▸ **Task to complete**:
Begin at the first line of the data and copy each line through the one containing "(pk) [latent, minimum", that line included, with no pictures.

▸ **Collected data**:
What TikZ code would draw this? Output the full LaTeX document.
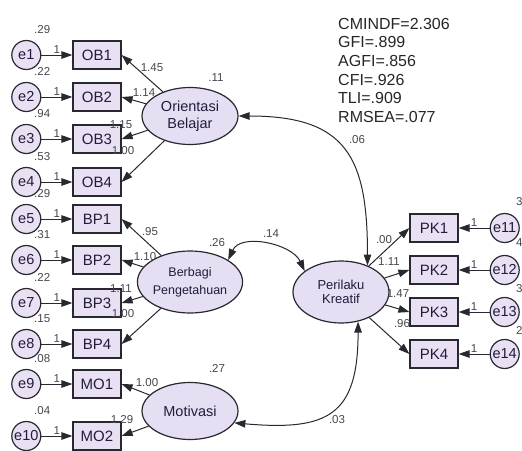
\documentclass[tikz,border=0pt]{standalone}
\usepackage{fontspec}
\setmainfont{Liberation Sans}
\usetikzlibrary{shapes.geometric, arrows.meta, positioning}
\usepackage{xcolor}
\definecolor{boxfill}{RGB}{233, 225, 243}
\definecolor{latfill}{RGB}{230, 222, 243}
\definecolor{linecol}{RGB}{40, 40, 48}
\definecolor{txtcol}{RGB}{34, 28, 60}
\definecolor{numcol}{RGB}{70, 70, 76}
\tikzstyle{indicator} = [rectangle, minimum width=48pt, minimum height=28pt, inner sep=0pt,
                         draw=linecol, line width=1.2pt, fill=boxfill, text=txtcol,
                         font=\fontsize{15}{15}\selectfont]
\tikzstyle{latent}    = [ellipse, minimum width=96pt, minimum height=57pt, inner sep=0pt,
                         draw=linecol, line width=1.2pt, fill=latfill, text=txtcol,
                         align=center, font=\fontsize{14.5}{17}\selectfont]
\tikzstyle{errvar}    = [circle, minimum size=29pt, inner sep=0pt, draw=linecol,
                         line width=1.2pt, fill=boxfill, text=txtcol,
                         font=\fontsize{14.5}{14.5}\selectfont]
\tikzstyle{num}       = [inner sep=0pt, text=numcol, font=\fontsize{11.5}{11.5}\selectfont]
\tikzstyle{fitnote}   = [inner sep=0pt, align=left, text=black!85,
                         font=\fontsize{16}{18.6}\selectfont]
\tikzstyle{arrow}     = [-{Triangle[length=11pt, width=7.5pt]}, line width=1pt, draw=linecol]
\tikzstyle{covarrow}  = [{Triangle[length=11pt, width=7.5pt]}-{Triangle[length=11pt, width=7.5pt]},
                         line width=1pt, draw=linecol]

\begin{document}
\begin{tikzpicture}[x=1pt, y=-1pt]
  \useasboundingbox (0,0) rectangle (522,450);

  \node (fit) [fitnote, anchor=north west] at (338,18)
        {CMINDF=2.306\\GFI=.899\\AGFI=.856\\CFI=.926\\TLI=.909\\RMSEA=.077};

  % latent variables
  \node (ob) [latent] at (190,116) {Orientasi\\Belajar};
  \node (bp) [latent, minimum height=62pt, font=\fontsize{12.5}{18}\selectfont] at (190,282) {Berbagi\\Pengetahuan};
  \node (mo) [latent] at (190,411) {Motivasi};
  \node (pk) [latent, minimum height=62pt, font=\fontsize{13}{14.5}\selectfont] at (341,292) {Perilaku\\Kreatif};

  \node (vob) [num] at (216,78)  {.11};
  \node (vbp) [num] at (217,243) {.26};
  \node (vmo) [num] at (217,368) {.27};

  % indicators
  \node (ob1) [indicator] at (97,55)  {OB1};
  \node (ob2) [indicator] at (97,97)  {OB2};
  \node (ob3) [indicator] at (97,139) {OB3};
  \node (ob4) [indicator] at (97,182) {OB4};
  \node (bp1) [indicator] at (97,219) {BP1};
  \node (bp2) [indicator] at (97,260) {BP2};
  \node (bp3) [indicator] at (97,303) {BP3};
  \node (bp4) [indicator] at (97,344) {BP4};
  \node (mo1) [indicator] at (97,384) {MO1};
  \node (mo2) [indicator] at (97,436) {MO2};
  \node (pk1) [indicator] at (434,228) {PK1};
  \node (pk2) [indicator] at (434,270) {PK2};
  \node (pk3) [indicator] at (434,312) {PK3};
  \node (pk4) [indicator] at (434,354) {PK4};

  % error terms
  \node (e1)  [errvar, left=31pt of ob1]  {e1};
  \node (e2)  [errvar, left=31pt of ob2]  {e2};
  \node (e3)  [errvar, left=31pt of ob3]  {e3};
  \node (e4)  [errvar, left=31pt of ob4]  {e4};
  \node (e5)  [errvar, left=31pt of bp1]  {e5};
  \node (e6)  [errvar, left=31pt of bp2]  {e6};
  \node (e7)  [errvar, left=31pt of bp3]  {e7};
  \node (e8)  [errvar, left=31pt of bp4]  {e8};
  \node (e9)  [errvar, left=31pt of mo1]  {e9};
  \node (e10) [errvar, left=31pt of mo2]  {e10};
  \node (e11) [errvar, right=31pt of pk1] {e11};
  \node (e12) [errvar, right=31pt of pk2] {e12};
  \node (e13) [errvar, right=31pt of pk3] {e13};
  \node (e14) [errvar, right=31pt of pk4] {e14};

  \node (ve1)  [num, above right=10.5pt and -3pt of e1]  {.29};
  \node (ve2)  [num, above right=10.5pt and -3pt of e2]  {.22};
  \node (ve3)  [num, above right=10.5pt and -3pt of e3]  {.94};
  \node (ve4)  [num, above right=10.5pt and -3pt of e4]  {.53};
  \node (ve5)  [num, above right=10.5pt and -3pt of e5]  {.29};
  \node (ve6)  [num, above right=10.5pt and -3pt of e6]  {.31};
  \node (ve7)  [num, above right=10.5pt and -3pt of e7]  {.22};
  \node (ve8)  [num, above right=10.5pt and -3pt of e8]  {.15};
  \node (ve9)  [num, above right=10.5pt and -3pt of e9]  {.08};
  \node (ve10) [num, above right=10.5pt and -3pt of e10] {.04};
  \node (ve11) [num, anchor=west] at (516,202) {3};
  \node (ve12) [num, anchor=west] at (516,243) {4};
  \node (ve13) [num, anchor=west] at (516,289) {3};
  \node (ve14) [num, anchor=west] at (516,330) {2};

  % error paths
  \draw [arrow] (e1)  -- node (w1)  [num, above=1.5pt] {1} (ob1);
  \draw [arrow] (e2)  -- node (w2)  [num, above=1.5pt] {1} (ob2);
  \draw [arrow] (e3)  -- node (w3)  [num, above=1.5pt] {1} (ob3);
  \draw [arrow] (e4)  -- node (w4)  [num, above=1.5pt] {1} (ob4);
  \draw [arrow] (e5)  -- node (w5)  [num, above=1.5pt] {1} (bp1);
  \draw [arrow] (e6)  -- node (w6)  [num, above=1.5pt] {1} (bp2);
  \draw [arrow] (e7)  -- node (w7)  [num, above=1.5pt] {1} (bp3);
  \draw [arrow] (e8)  -- node (w8)  [num, above=1.5pt] {1} (bp4);
  \draw [arrow] (e9)  -- node (w9)  [num, above=1.5pt] {1} (mo1);
  \draw [arrow] (e10) -- node (w10) [num, above=1.5pt] {1} (mo2);
  \draw [arrow] (e11) -- node (w11) [num, above=1.5pt] {1} (pk1);
  \draw [arrow] (e12) -- node (w12) [num, above=1.5pt] {1} (pk2);
  \draw [arrow] (e13) -- node (w13) [num, above=1.5pt] {1} (pk3);
  \draw [arrow] (e14) -- node (w14) [num, above=1.5pt] {1} (pk4);

  % loadings
  \draw [arrow] (ob) -- (ob1.east);
  \draw [arrow] (ob) -- (ob2.east);
  \draw [arrow] (ob) -- (ob3.east);
  \draw [arrow] (ob) -- (ob4.east);
  \draw [arrow] (bp) -- (bp1.east);
  \draw [arrow] (bp) -- (bp2.east);
  \draw [arrow] (bp) -- (bp3.east);
  \draw [arrow] (bp) -- (bp4.east);
  \draw [arrow] (mo) -- (mo1.east);
  \draw [arrow] (mo) -- (mo2.east);
  \draw [arrow] (pk) -- (pk1.west);
  \draw [arrow] (pk) -- (pk2.west);
  \draw [arrow] (pk) -- (pk3.west);
  \draw [arrow] (pk) -- (pk4.west);

  \node (lob1) [num] at (152,68)  {1.45};
  \node (lob2) [num] at (144,93)  {1.14};
  \node (lob3) [num] at (121,125) {1.15};
  \node (lob4) [num] at (123,151) {1.00};
  \node (lbp1) [num] at (150,232) {.95};
  \node (lbp2) [num] at (145,257) {1.10};
  \node (lbp3) [num] at (121,289) {1.11};
  \node (lbp4) [num] at (123,314) {1.00};
  \node (lmo1) [num] at (147,383) {1.00};
  \node (lmo2) [num] at (122,420) {1.29};
  \node (lpk1) [num] at (384,240) {.00};
  \node (lpk2) [num] at (389,262) {1.11};
  \node (lpk3) [num] at (398,294) {1.47};
  \node (lpk4) [num] at (402,324) {.96};

  % covariances
  \draw [covarrow] (ob.east) to[out=0, in=90, looseness=1.4] (pk.45);
  \draw [covarrow] (bp.30) to[out=65, in=115] (pk.150);
  \draw [covarrow] (mo.-15) to[out=-5, in=-90, looseness=1.5] (pk.-60);

  \node (cobpk) [num] at (357,140) {.06};
  \node (cbppk) [num] at (271,234) {.14};
  \node (cmopk) [num] at (337,420) {.03};
\end{tikzpicture}
\end{document}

▸ **Solution to the problem**:
What TikZ code would draw this? Output the full LaTeX document.
\documentclass[tikz,border=0pt]{standalone}
\usepackage{fontspec}
\setmainfont{Liberation Sans}
\usetikzlibrary{shapes.geometric, arrows.meta, positioning}
\usepackage{xcolor}
\definecolor{boxfill}{RGB}{233, 225, 243}
\definecolor{latfill}{RGB}{230, 222, 243}
\definecolor{linecol}{RGB}{40, 40, 48}
\definecolor{txtcol}{RGB}{34, 28, 60}
\definecolor{numcol}{RGB}{70, 70, 76}
\tikzstyle{indicator} = [rectangle, minimum width=48pt, minimum height=28pt, inner sep=0pt,
                         draw=linecol, line width=1.2pt, fill=boxfill, text=txtcol,
                         font=\fontsize{15}{15}\selectfont]
\tikzstyle{latent}    = [ellipse, minimum width=96pt, minimum height=57pt, inner sep=0pt,
                         draw=linecol, line width=1.2pt, fill=latfill, text=txtcol,
                         align=center, font=\fontsize{14.5}{17}\selectfont]
\tikzstyle{errvar}    = [circle, minimum size=29pt, inner sep=0pt, draw=linecol,
                         line width=1.2pt, fill=boxfill, text=txtcol,
                         font=\fontsize{14.5}{14.5}\selectfont]
\tikzstyle{num}       = [inner sep=0pt, text=numcol, font=\fontsize{11.5}{11.5}\selectfont]
\tikzstyle{fitnote}   = [inner sep=0pt, align=left, text=black!85,
                         font=\fontsize{16}{18.6}\selectfont]
\tikzstyle{arrow}     = [-{Triangle[length=11pt, width=7.5pt]}, line width=1pt, draw=linecol]
\tikzstyle{covarrow}  = [{Triangle[length=11pt, width=7.5pt]}-{Triangle[length=11pt, width=7.5pt]},
                         line width=1pt, draw=linecol]

\begin{document}
\begin{tikzpicture}[x=1pt, y=-1pt]
  \useasboundingbox (0,0) rectangle (522,450);

  \node (fit) [fitnote, anchor=north west] at (338,18)
        {CMINDF=2.306\\GFI=.899\\AGFI=.856\\CFI=.926\\TLI=.909\\RMSEA=.077};

  % latent variables
  \node (ob) [latent] at (190,116) {Orientasi\\Belajar};
  \node (bp) [latent, minimum height=62pt, font=\fontsize{12.5}{18}\selectfont] at (190,282) {Berbagi\\Pengetahuan};
  \node (mo) [latent] at (190,411) {Motivasi};
  \node (pk) [latent, minimum height=62pt, font=\fontsize{13}{14.5}\selectfont] at (341,292) {Perilaku\\Kreatif};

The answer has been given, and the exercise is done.